As results from the interpretation given to article 270, no. 2 of the IBRC, IMT was not due, and therefore such tax was unduly collected.
In consequence, the Claimant has the right to compensatory interest, in accordance with the legal provisions above stated.
In sum: the IMT assessment act underlying the present arbitral petition is illegal and should be annulled.
V. DECISION
Therefore, this Arbitral Tribunal decides:
A) To judge the petition for arbitral pronouncement well-founded, and in consequence declare illegal and annul the IMT assessment act, in the total amount of €37,053.25.
B) To judge the petition for payment of compensatory interest as well-founded, condemning in particular the Defendant to the payment of compensatory interest counted from the date of undue payment until the date of processing of the respective credit note, as provided for in no. 1 of article 43 of the General Tax Law in conjunction with the provision of no. 5 of article 61 of the Code of Procedure and Tax Process.
C) To condemn the Defendant in the costs of the present proceedings, as the losing party.

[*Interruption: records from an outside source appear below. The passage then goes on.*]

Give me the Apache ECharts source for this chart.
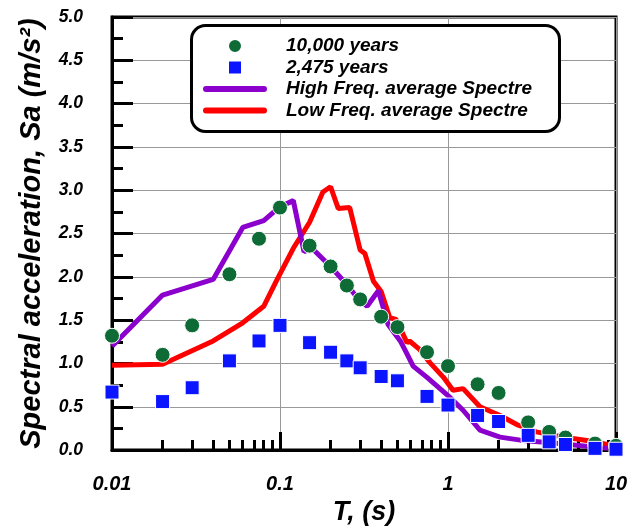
<!DOCTYPE html>
<html><head><meta charset="utf-8">
<script src="https://cdn.jsdelivr.net/npm/echarts@6/dist/echarts.min.js"></script>
<style>html,body{margin:0;padding:0;background:#fff}#c{width:644px;height:531px}</style>
</head><body><div id="c"></div>
<script>
// ---- data ----
const seriesNames = ['10,000 years', '2,475 years', 'High Freq. average Spectre', 'Low Freq. average Spectre'];
const periods = [0.01, 0.02, 0.03, 0.05, 0.075, 0.1, 0.15, 0.2, 0.25, 0.3, 0.4, 0.5, 0.75, 1, 1.5, 2, 3, 4, 5, 7.5, 10];
const sa10000 = [1.32, 1.10, 1.44, 2.03, 2.44, 2.80, 2.36, 2.12, 1.90, 1.74, 1.54, 1.42, 1.13, 0.97, 0.76, 0.66, 0.32, 0.21, 0.145, 0.075, 0.05];
const sa2475 = [0.67, 0.56, 0.72, 1.03, 1.26, 1.44, 1.24, 1.13, 1.03, 0.95, 0.85, 0.80, 0.62, 0.52, 0.40, 0.33, 0.17, 0.095, 0.065, 0.02, 0.01];
const highFreqT = [0.01, 0.02, 0.04, 0.06, 0.08, 0.1, 0.12, 0.139, 0.155, 0.2, 0.25, 0.28, 0.33, 0.385, 0.44, 0.52, 0.57, 0.62, 0.75, 1.0, 1.23, 1.55, 2.04, 2.7, 4.4, 9.0];
const highFreqSa = [1.20, 1.79, 1.97, 2.57, 2.65, 2.81, 2.88, 2.29, 2.33, 2.12, 1.91, 1.79, 1.66, 1.84, 1.45, 1.26, 1.11, 0.97, 0.84, 0.63, 0.46, 0.23, 0.15, 0.115, 0.08, 0.02];
const lowFreqT = [0.01, 0.02, 0.04, 0.06, 0.08, 0.095, 0.12, 0.15, 0.18, 0.2, 0.222, 0.26, 0.30, 0.32, 0.36, 0.40, 0.45, 0.49, 0.57, 0.59, 0.68, 0.78, 0.94, 1.07, 1.23, 1.55, 2.04, 2.6, 3.35, 4.9, 6.7, 9.2];
const lowFreqSa = [0.98, 0.99, 1.26, 1.47, 1.66, 1.95, 2.33, 2.63, 2.98, 3.04, 2.79, 2.80, 2.31, 2.27, 1.95, 1.83, 1.53, 1.51, 1.24, 1.26, 1.16, 1.01, 0.84, 0.69, 0.71, 0.50, 0.40, 0.29, 0.21, 0.15, 0.11, 0.06];
const xMinorTicks = [0.02,0.03,0.04,0.05,0.06,0.07,0.08,0.09,0.2,0.3,0.4,0.5,0.6,0.7,0.8,0.9,2,3,4,5,6,7,8,9];
const yTitle = 'Spectral acceleration, Sa (m/s\u00B2)';
const xTitle = 'T, (s)';

// ---- chart ----
const FONT = 'Arial, "Liberation Sans", sans-serif';
const zip = (a, b) => a.map((v, i) => [v, b[i]]);
const chart = echarts.init(document.getElementById('c'), null, {renderer: 'canvas'});
const bi = {fontFamily: FONT, fontWeight: 'bold', fontStyle: 'italic', color: '#000'};
chart.setOption({
  animation: false,
  backgroundColor: '#fff',
  grid: {left: 112, right: 28, top: 17, bottom: 78, show: true, borderColor: '#000', borderWidth: 3, backgroundColor: 'transparent'},
  graphic: [{type: 'rect', z: 5, shape: {x: 191.5, y: 25.5, width: 368, height: 106, r: 14}, style: {fill: '#fff', stroke: '#000', lineWidth: 3}}],
  legend: {
    orient: 'vertical', left: 203, top: 36.5, padding: 0, z: 10,
    itemWidth: 64, itemHeight: 14, itemGap: 2.5,
    textStyle: Object.assign({}, bi, {fontSize: 19, lineHeight: 19, padding: [0, 0, 0, 14]}),
    data: [
      {name: seriesNames[0], icon: 'circle'},
      {name: seriesNames[1], icon: 'path://M0,0H1V1H0Z'},
      {name: seriesNames[2], icon: 'path://M3,0H61A3,3 0 0 1 61,6H3A3,3 0 0 1 3,0Z'},
      {name: seriesNames[3], icon: 'path://M3,0H61A3,3 0 0 1 61,6H3A3,3 0 0 1 3,0Z'}
    ]
  },
  xAxis: [{
    type: 'log', logBase: 10, min: 0.01, max: 10,
    name: xTitle, nameLocation: 'middle', nameGap: 46,
    nameTextStyle: Object.assign({}, bi, {fontSize: 27}),
    axisLine: {lineStyle: {color: '#000', width: 3}},
    axisTick: {inside: true, length: 18, lineStyle: {color: '#000', width: 3}},
    axisLabel: Object.assign({}, bi, {fontSize: 20, margin: 24, formatter: v => String(+(+v).toPrecision(3))}),
    splitLine: {show: true, lineStyle: {color: '#999', width: 1}}
  }, {
    type: 'log', logBase: 10, min: 0.01, max: 10, position: 'bottom',
    axisLine: {show: false},
    axisTick: {show: true, inside: true, length: 10, customValues: xMinorTicks, lineStyle: {color: '#000', width: 3}},
    axisLabel: {show: false},
    splitLine: {show: false}
  }],
  yAxis: {
    type: 'value', min: 0, max: 5, interval: 0.5,
    name: yTitle, nameLocation: 'middle', nameGap: 66,
    nameTextStyle: Object.assign({}, bi, {fontSize: 29}),
    axisLine: {show: true, lineStyle: {color: '#000', width: 3}},
    axisTick: {inside: true, length: 21, lineStyle: {color: '#000', width: 3}},
    minorTick: {show: true, splitNumber: 2, length: 11, lineStyle: {color: '#000', width: 3}},
    axisLabel: Object.assign({}, bi, {fontSize: 17.5, margin: 29, formatter: v => v.toFixed(1)}),
    splitLine: {show: true, lineStyle: {color: '#999', width: 1}},
    minorSplitLine: {show: false}
  },
  series: [
    {name: seriesNames[3], type: 'line', data: zip(lowFreqT, lowFreqSa), showSymbol: false, symbol: 'none',
     lineStyle: {color: '#ff0000', width: 5}, itemStyle: {color: '#ff0000'}, z: 2},
    {name: seriesNames[2], type: 'line', data: zip(highFreqT, highFreqSa), showSymbol: false, symbol: 'none',
     lineStyle: {color: '#8B00CC', width: 5}, itemStyle: {color: '#8B00CC'}, z: 3},
    {name: seriesNames[0], type: 'scatter', data: zip(periods, sa10000), symbol: 'circle', symbolSize: 15,
     itemStyle: {color: '#0E6B36', borderColor: '#fff', borderWidth: 1, opacity: 1}, z: 4},
    {name: seriesNames[1], type: 'scatter', data: zip(periods, sa2475), symbol: 'rect', symbolSize: 14,
     itemStyle: {color: '#0A14FF', borderColor: '#fff', borderWidth: 1, opacity: 1}, z: 5}
  ]
});
</script></body></html>
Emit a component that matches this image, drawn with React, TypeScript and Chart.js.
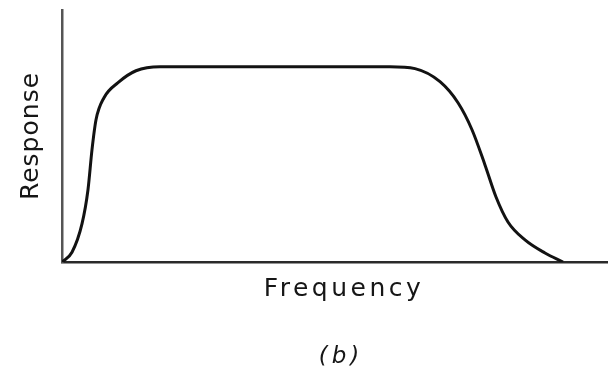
import React, { useEffect, useRef } from "react";
import { Chart, registerables } from "chart.js";

Chart.register(...registerables);

// Frequency (arbitrary units, 0–100) and normalised response
const frequency = [0, 1.83, 3.66, 4.76, 5.49, 6.23, 7.69, 10.26, 13.55, 17.95, 60.07, 64.65, 69.23, 72.53, 75.09, 77.47, 79.49, 81.68, 84.8, 88.46, 91.76];
const response = [0, 0.05, 0.195, 0.37, 0.574, 0.728, 0.841, 0.918, 0.979, 1.0, 1.0, 0.99, 0.923, 0.815, 0.677, 0.497, 0.333, 0.205, 0.113, 0.046, 0];

const xLabel = "Frequency";
const yLabel = "Response";
const caption = "(b)";

const labelsPlugin = {
  id: "figureLabels",
  afterDraw(chart: any) {
    const ctx = chart.ctx as CanvasRenderingContext2D & { letterSpacing?: string };
    const area = chart.chartArea;
    ctx.save();
    ctx.fillStyle = "#161616";
    ctx.textAlign = "center";
    ctx.textBaseline = "middle";
    ctx.font = "25px 'DejaVu Sans'";

    // y label
    ctx.save();
    ctx.letterSpacing = "1px";
    ctx.translate(area.left - 31, area.top + 126);
    ctx.rotate(-Math.PI / 2);
    ctx.fillText(yLabel, 0, 0);
    ctx.restore();

    // x label
    ctx.save();
    ctx.letterSpacing = "3.5px";
    ctx.fillText(xLabel, 344, area.bottom + 27);
    ctx.restore();

    // caption
    ctx.save();
    ctx.font = "italic 23px 'DejaVu Sans'";
    ctx.letterSpacing = "4px";
    ctx.fillText(caption, 341, area.bottom + 95);
    ctx.restore();

    ctx.restore();
  },
};

export default function App() {
  const canvasRef = useRef<HTMLCanvasElement | null>(null);

  useEffect(() => {
    document.body.style.margin = "0";
    const canvas = canvasRef.current;
    if (!canvas) return;
    const chart = new Chart(canvas, {
      type: "line",
      data: {
        datasets: [
          {
            data: frequency.map((f, i) => ({ x: f, y: response[i] })),
            borderColor: "#121212",
            borderWidth: 3,
            pointRadius: 0,
            fill: false,
            cubicInterpolationMode: "monotone",
          },
        ],
      },
      options: {
        animation: false,
        responsive: false,
        maintainAspectRatio: false,
        layout: { padding: { left: 62, top: 10, right: 0, bottom: 115 } },
        plugins: {
          legend: { display: false },
          tooltip: { enabled: false },
          title: { display: false },
        },
        scales: {
          x: {
            type: "linear",
            min: 0,
            max: 100,
            ticks: { display: false },
            grid: { display: false, drawTicks: false },
            border: { display: true, color: "#2a2a2a", width: 2.5 },
          },
          y: {
            type: "linear",
            min: 0,
            max: 1.29,
            ticks: { display: false },
            grid: { display: false, drawTicks: false },
            border: { display: true, color: "#555555", width: 2.5 },
          },
        },
      },
      plugins: [labelsPlugin],
    });
    return () => chart.destroy();
  }, []);

  return (
    <div style={{ width: 608, height: 377, background: "#ffffff" }}>
      <canvas ref={canvasRef} width={608} height={377} style={{ display: "block" }} />
    </div>
  );
}
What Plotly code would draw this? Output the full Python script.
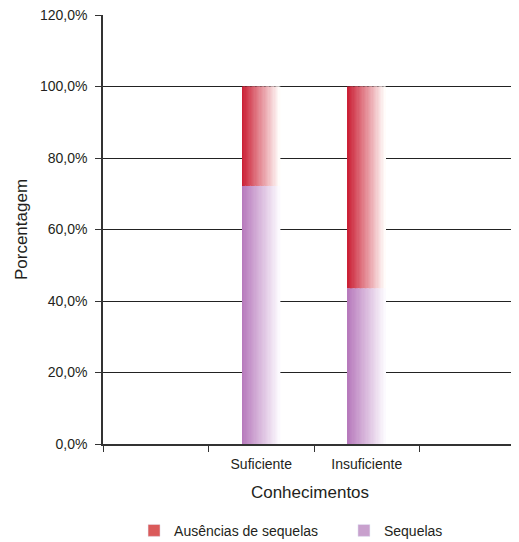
import plotly.graph_objects as go

categories = ["", "Suficiente", "Insuficiente", " "]
bar_categories = ["Suficiente", "Insuficiente"]
sequelas = [72.2, 43.6]
ausencias = [27.8, 56.4]
series_names = ["Ausências de sequelas", "Sequelas"]
y_ticks = [0, 20, 40, 60, 80, 100, 120]
y_tick_text = ["0,0%", "20,0%", "40,0%", "60,0%", "80,0%", "100,0%", "120,0%"]

FONT = "Liberation Sans, Arial, sans-serif"

def lerp(c1, c2, t):
    return "rgb(%d,%d,%d)" % tuple(round(a + (b - a) * t) for a, b in zip(c1, c2))

RED_L, RED_R = (203, 33, 54), (255, 252, 250)
PUR_L, PUR_R = (183, 122, 188), (252, 250, 254)

fig = go.Figure()
N = 30
W = 0.36
sw = W / N
for i in range(N):
    t = i / (N - 1)
    off = -W / 2 + i * sw
    fig.add_trace(go.Bar(x=bar_categories, y=sequelas, base=[0, 0], width=sw * 1.1,
                         offset=off, marker=dict(color=lerp(PUR_L, PUR_R, t), line=dict(width=0)),
                         showlegend=False, hoverinfo="skip"))
    fig.add_trace(go.Bar(x=bar_categories, y=ausencias, base=sequelas, width=sw * 1.1,
                         offset=off, marker=dict(color=lerp(RED_L, RED_R, t), line=dict(width=0)),
                         showlegend=False, hoverinfo="skip"))

fig.add_trace(go.Bar(x=[None], y=[None], name=series_names[0], legend="legend",
                     marker=dict(color="rgb(218,90,90)")))
fig.add_trace(go.Bar(x=[None], y=[None], name=series_names[1], legend="legend2",
                     marker=dict(color="rgb(200,160,205)")))

leg_common = dict(orientation="h", xanchor="left", y=-0.165, yanchor="top",
                  font=dict(size=14), itemwidth=30, bgcolor="rgba(0,0,0,0)")

fig.update_layout(
    width=511, height=534,
    barmode="overlay",
    paper_bgcolor="white", plot_bgcolor="white",
    font=dict(family=FONT, size=14, color="#231f20"),
    margin=dict(l=95, r=2, t=7, b=98, autoexpand=False),
    legend=dict(x=0.075, **leg_common),
    legend2=dict(x=0.582, **leg_common),
    xaxis=dict(type="category", categoryorder="array", categoryarray=categories,
               range=[-0.5, 3.424], showgrid=False, showline=True, linecolor="#333",
               linewidth=1.5, ticks="outside", tickson="boundaries", ticklen=6,
               tickcolor="#333", ticklabelstandoff=6, automargin=False,
               title=dict(text="Conhecimentos", standoff=16)),
    yaxis=dict(range=[0, 120], tickvals=y_ticks, ticktext=y_tick_text,
               showgrid=True, gridcolor="#222", gridwidth=1, showline=True,
               linecolor="#333", linewidth=1.5, ticks="outside", ticklen=6,
               tickcolor="#333", zeroline=False, automargin=False,
               ticklabeloverflow="allow", ticklabelstandoff=5,
               title=dict(text="Porcentagem", standoff=8)),
)

fig.write_html("out.html")
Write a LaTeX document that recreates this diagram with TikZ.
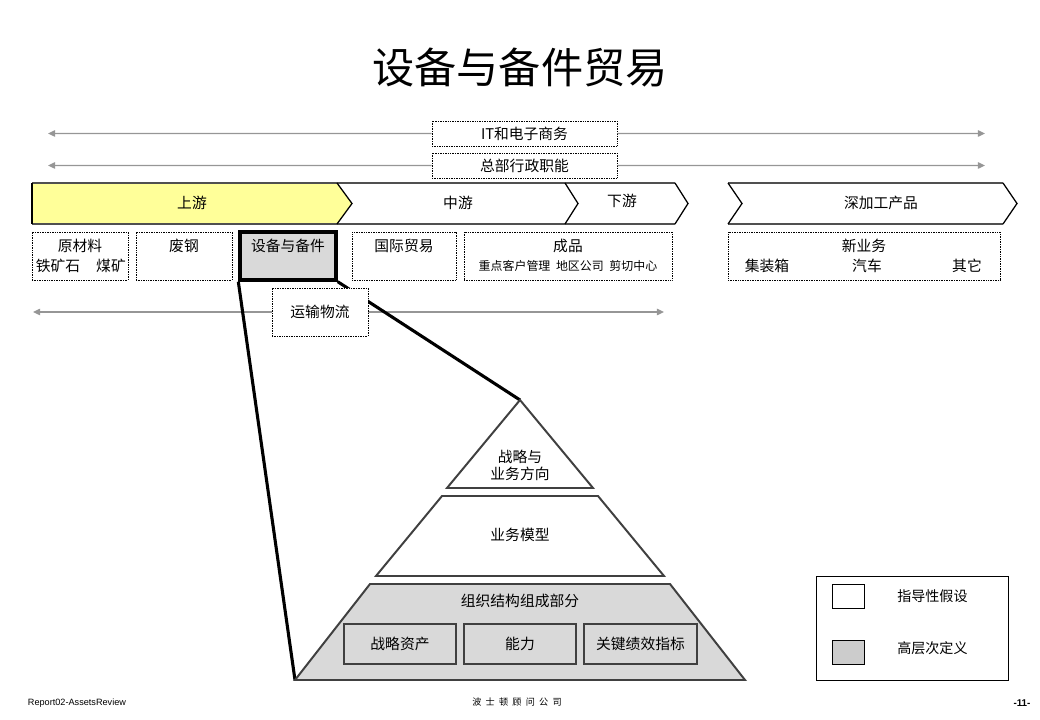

VI. VALUE OF THE PROCEEDING
In accordance with the provisions of article 306, no. 2 of the Civil Procedure Code, article 97-A of the CPPT and article 3, no. 2 of the Regulation of Costs in Tax Arbitration Proceedings, the value of the claim is set at €37,053.25.
VII. COSTS
In accordance with the provisions of articles 12, no. 2 and 22, no. 4, both of the LRAT, and article 4, no. 4 of the Regulation of Costs of Tax Arbitration Proceedings, the amount of the arbitration fee is set at €1,836.00, in accordance with Table I of the aforementioned Regulation, to be borne by the Defendant, given the full merit of the petition.
Let notice be given.
Lisbon, 9 June 2015
The Arbitrator
Magda Feliciano
(The text of the present decision was prepared by computer, in accordance with article 131, no. 5, of the Civil Procedure Code, applicable by reference from article 29, no. 1, subparagraph e) of Decree-Law no. 10/2011, of 20 January (LRAT), and its drafting is governed by the orthography prior to the Orthographic Agreement of 1990.)